AI·6 min read
Thousands of ocean fishing boats could be using forced labor we used AI and satellite data to find them
21 December 2020
Fishing on the high seas is a bit of a mystery, economically speaking. These areas of open ocean beyond the territorial jurisdiction of any nation are generally considered high-effort, low-payoff fishing grounds, yet fishers continue to work in them anyway.
I am an environmental data scientist who leverages data and analytical techniques to answer critical questions about natural resource management. Back in 2018, my colleagues at the Environmental Market Solutions Lab found that high-seas fishing often appears to be an almost entirely unprofitable endeavor. This is true even when taking government subsidies into consideration.
Yet fishers continue to harvest on the high seas in staggering numbers, suggesting that this activity is being financially supported beyond just government subsidies.
Forced labor is a known problem in open ocean fishing, but the scale has been very hard to track historically. This mystery why so many vessels are fishing the high seas if it isnt profitable got our team thinking that maybe many of these vessels are, in a sense, being subsidized through low labor costs. These costs could even be zero if the vessels were using forced labor.
By combining our teams data science expertise with satellite monitoring, input from human rights practitioners and machine learning algorithms, we developed a way to predict if a fishing vessel was at high risk of using forced labor. Our study shows that up to 100,000 individuals may have been victims of forced labor between 2012 and 2018 on these ships.

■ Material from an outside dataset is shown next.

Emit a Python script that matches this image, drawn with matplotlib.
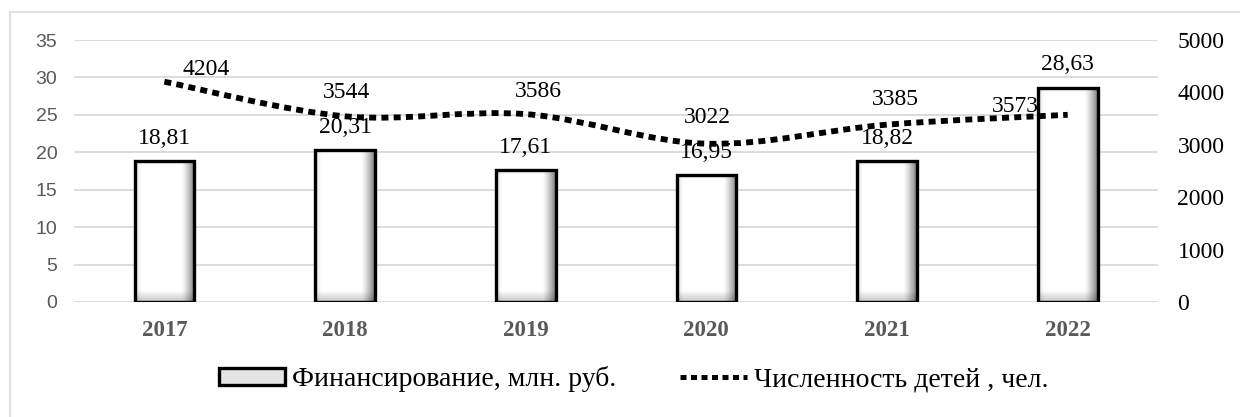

Long trips, long hours and traveling long distances are all signs that a vessel is using forced labor.
More:
https://techandsciencepost.com/news/tech/computerscience/ai/thousands-of-ocean-fishing-boats-could-be-using-forced-labor-we-used-ai-and-satellite-data-to-find-them/
I believe this has been happening far longer than has been known in the West. There was an incident which happened in the late 1970's, when a Chinese sailor was discovered living outdoors in South America. They found an interpreter who asked him how he was homeless and he said that his ship went off and left him. He explained he had been taking armadillos to eat as food, describing them as "the little pigs nobody wanted."
My mother was overwrought with sorrow for this man, and when I found out I was unable to forget it, too. I could easily see how a ship would abandon him if it was trying to avoid being found with conscripted laborers on board!